Иной читатель иронически улыбнется и подумает: экая чепуха, кто и когда слышал о разведчике, который мучился бы угрызениями совести? Возможно, он прав. И все-таки сделать первый шаг оказалось для меня труднее, чем я предполагал.
Нет, не только привычка к дисциплине заставила меня преодолеть это препятствие. И даже не желание честно исполнить свой долг. Пожалуй, более всего мною руководили чувство патриотизма и любовь к родине. В данном случае я не боюсь красивых слов. Разум словно продиктовал мне: «По одну сторону стоят твои чувства, по другую — благо родины, выбирай!» И я сделал этот выбор. Ставка была слишком высока.

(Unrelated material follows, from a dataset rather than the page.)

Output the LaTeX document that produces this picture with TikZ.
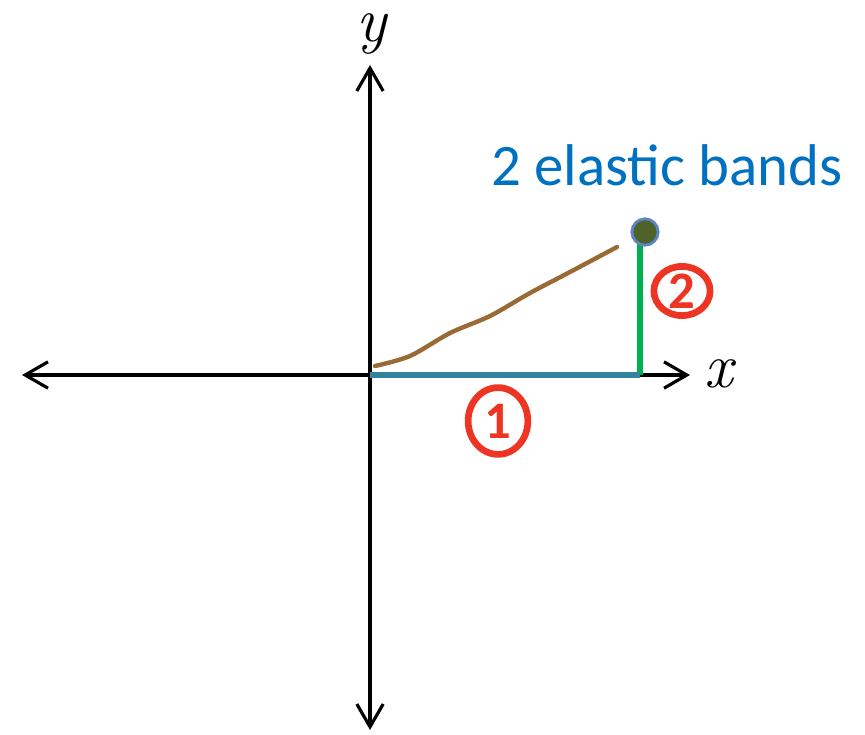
\documentclass[tikz,border=0pt]{standalone}
\usepackage{fontspec}
\setsansfont{Carlito}
\usepackage{xcolor}
\usetikzlibrary{calc, shapes.geometric, positioning, arrows.meta}

\definecolor{bandblue}{HTML}{31849B}
\definecolor{bandgreen}{HTML}{00B050}
\definecolor{titleblue}{HTML}{0070C0}
\definecolor{penred}{HTML}{EE3524}
\definecolor{penbrown}{HTML}{9A6A35}
\definecolor{dotfill}{HTML}{4F6228}
\definecolor{dotring}{HTML}{5B86C5}

\tikzset{
    axis/.style={line width=1.8pt, {Straight Barb[length=13pt,width=15pt]}-{Straight Barb[length=13pt,width=15pt]}},
    mark1/.style={ellipse, draw=penred, line width=3.8pt, text=penred, font=\sffamily\bfseries\fontsize{30}{30}\selectfont, inner sep=0pt},
    axlabel/.style={font=\rmfamily\itshape\fontsize{36}{36}\selectfont, inner sep=0pt, anchor=base},
}

\begin{document}
\begin{tikzpicture}[x=0.02cm, y=-0.02cm]
            \useasboundingbox (0,0) rectangle (865,734);
            % 1. Hệ trục
            \coordinate (O) at (370,375);
            \coordinate (xl) at (22,375);
            \coordinate (xr) at (690,375);
            \coordinate (yt) at (370,65);
            \coordinate (yb) at (370,730);
            \draw[axis] (xl) -- (xr);
            \draw[axis] (yb) -- (yt);
            \node[axlabel] (xlab) at (719,387) {x};
            \node[axlabel] (ylab) at (372,41) {y};

            % 2. Hai dây
            \coordinate (P) at (640,375);
            \coordinate (Q) at (640,232);
            \draw[bandgreen, line width=3pt] (P) -- (Q);
            \draw[bandblue, line width=3.6pt] (O) -- (P);
            \node[circle, fill=dotfill, draw=dotring, line width=1.6pt, minimum size=15pt, inner sep=0pt] (dot) at (645,232) {};

            % 3. Đường nâu
            \draw[penbrown, line width=2.5pt, line cap=round, smooth]
                plot coordinates {(375,366) (410,356) (450,333) (490,316) (530,293) (570,272) (617,247)};

            % 4. Nhãn
            \node[text=titleblue, font=\sffamily\fontsize{33.5}{33.5}\selectfont] (title) at (667,165) {2 elastic bands};
            \node[mark1, minimum width=34pt, minimum height=38pt] (one) at (498,421) {1};
            \node[mark1, minimum width=32pt, minimum height=28pt] (two) at (682,291) {2};
        \end{tikzpicture}
\end{document}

Преодолев, как ныне принято говорить, психологический барьер, я начал осмысливать техническую сторону дела. Почему Релли не побоялся оставить меня в своем доме одного? Может быть, его секреты охраняют какие-нибудь сверхнадежные технические чудеса?
Надо было принимать в расчет и то, что технические средства защиты бывают разные. Одни просто отпугивают или поднимают тревогу, другие только регистрируют постороннее вмешательство или любопытство, в данном случае — мое поведение в квартире при полном одиночестве.
Я начал с того, что обследовал большой кабинет, в котором стоял письменный стол. Приспособлений, способных фиксировать мое передвижение, я нигде не обнаружил. Затем с величайшей осторожностью я осмотрел ящики стола, сам стол, лампу, телефон, корзинку для бумаг. Тоже не нашел ничего, заслуживающего внимания. Встроенных в стену потайных сейфов не оказалось также.
Признаюсь, я ничего не понимал. Безрезультатность поисков меня огорчила и даже рассердила. (Лишь много месяцев спустя мне удалось разгадать эту загадку: у Релли для «работы» имелась другая квартира.)